Just tossing another thing on the table.

Another thing to consider is the effect of a limited range. If the temperature in the bore holes really does turn out to fall between 90 and 100, you could decide that measuring in the range 88 to 103 is sufficient. Eight bits would get you the ability to express temperatures across that range in a 16th of a degree.

But what if I get a freak reading? Have an 'A' record that holds 8 bits for every sensor for the usual case but also have a 'B' record that holds 12. Maybe something in between the two as well.

If you accept that you only have 0.5 degree accuracy, 5 bits would do.

I suspect though that you will want to see temperature change at each borehole in greater precision than that, even if there's no guarantee that that number is directly comparable to the sensor in the next hole. You might be able to calibrate your way out of that issue at least to some extent.

wildbill:
Don't forget that +-0.5 degree accuracy. You've got a lot more precision than that, but it is probably counterproductive to use it.

No, on the contrary the DS18B20 sensors are much more accurate than that at/near room temperature,
I've measured a standard deviation between devices around 0.1C, and each sensor's self-consistency
may be considerably better than that. The 0.5 figure is across the full temperature range. (*)

Its always best to send full raw data from sensors, any decision about accuracy and precision to present
data is done when presenting, not when collecting, sending, processing.

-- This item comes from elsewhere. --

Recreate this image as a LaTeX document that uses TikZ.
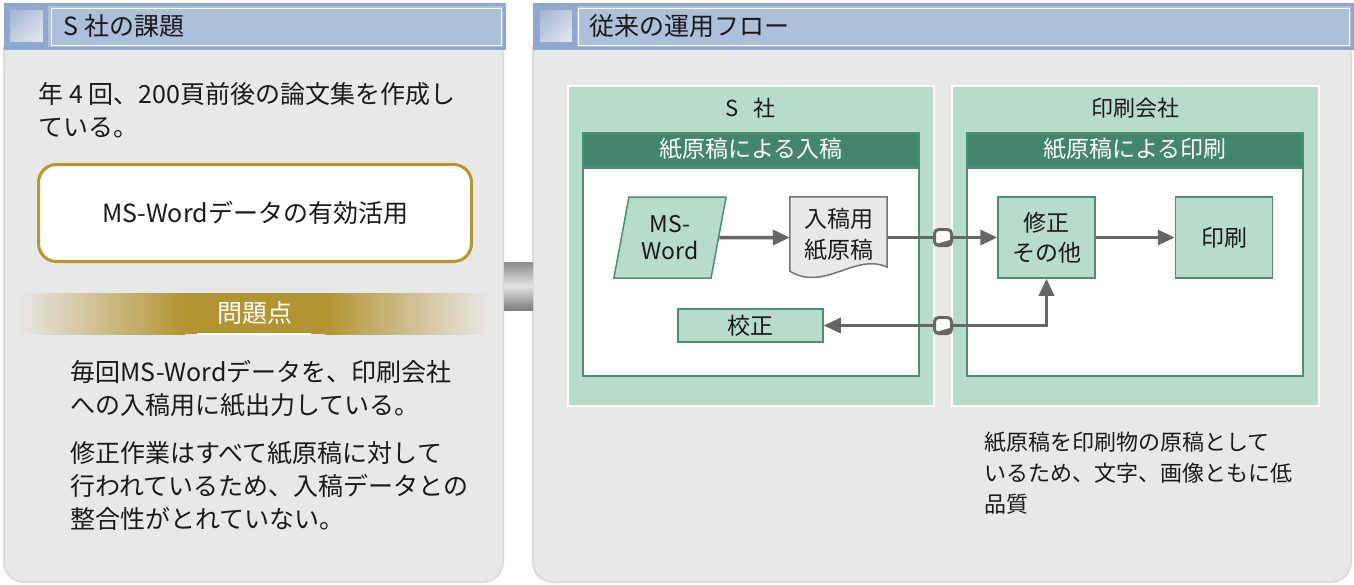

Lossless compression of a sequence of related temperature datapoints is usually highly efficient, as you
only need to consider the differences. If there are occasional lost packets you'll probably finesse that by
sending absolute values every so often so recovery from that point is possible.

(*) Note that temperature sensor accuracy is only valid if the sensors are properly thermally bonded to the
object they are measuring. Bare epoxy-encapsulated DS18B20's will pick up radiant heat from the
environment, very noticeable on the bench if you place a hand near. Packaging the sensors in metal tube
is often done to greatly reduce this sensitivity.